Speaker Independent Continuous Speech to Text Converter for Mobile Application

Published 19 Jul 2013 in cs.CL, cs.NE, and cs.SD | (1307.5736v1)

Abstract: An efficient speech to text converter for mobile application is presented in this work. The prime motive is to formulate a system which would give optimum performance in terms of complexity, accuracy, delay and memory requirements for mobile environment. The speech to text converter consists of two stages namely front-end analysis and pattern recognition. The front end analysis involves preprocessing and feature extraction. The traditional voice activity detection algorithms which track only energy cannot successfully identify potential speech from input because the unwanted part of the speech also has some energy and appears to be speech.
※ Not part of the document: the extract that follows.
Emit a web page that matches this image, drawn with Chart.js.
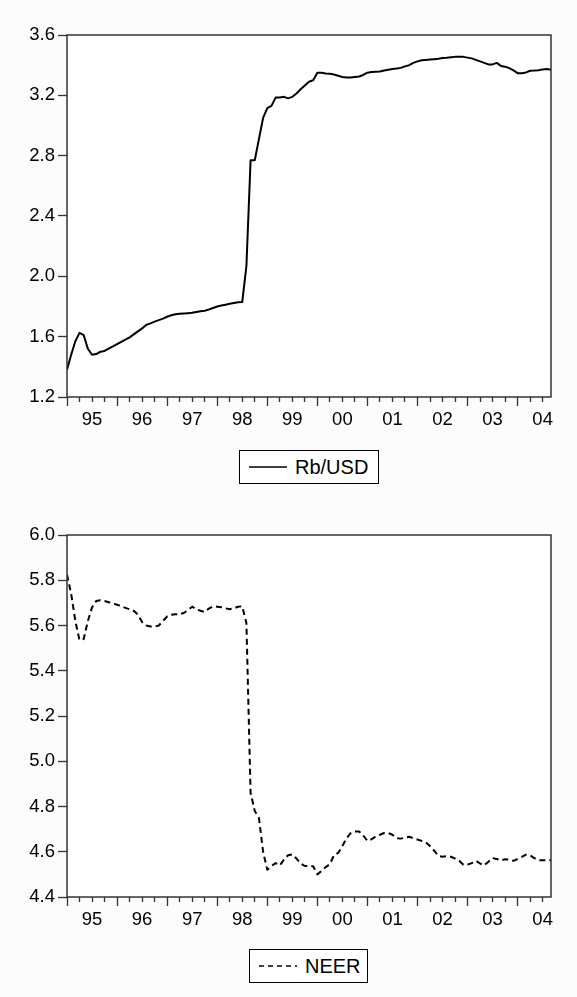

In the proposed system, VAD that calculates energy of high frequency part separately as zero crossing rate to differentiate noise from speech is used. Mel Frequency Cepstral Coefficient (MFCC) is used as feature extraction method and Generalized Regression Neural Network is used as recognizer. MFCC provides low word error rate and better feature extraction. Neural Network improves the accuracy. Thus a small database containing all possible syllable pronunciation of the user is sufficient to give recognition accuracy closer to 100%. Thus the proposed technique entertains realization of real time speaker independent applications like mobile phones, PDAs etc.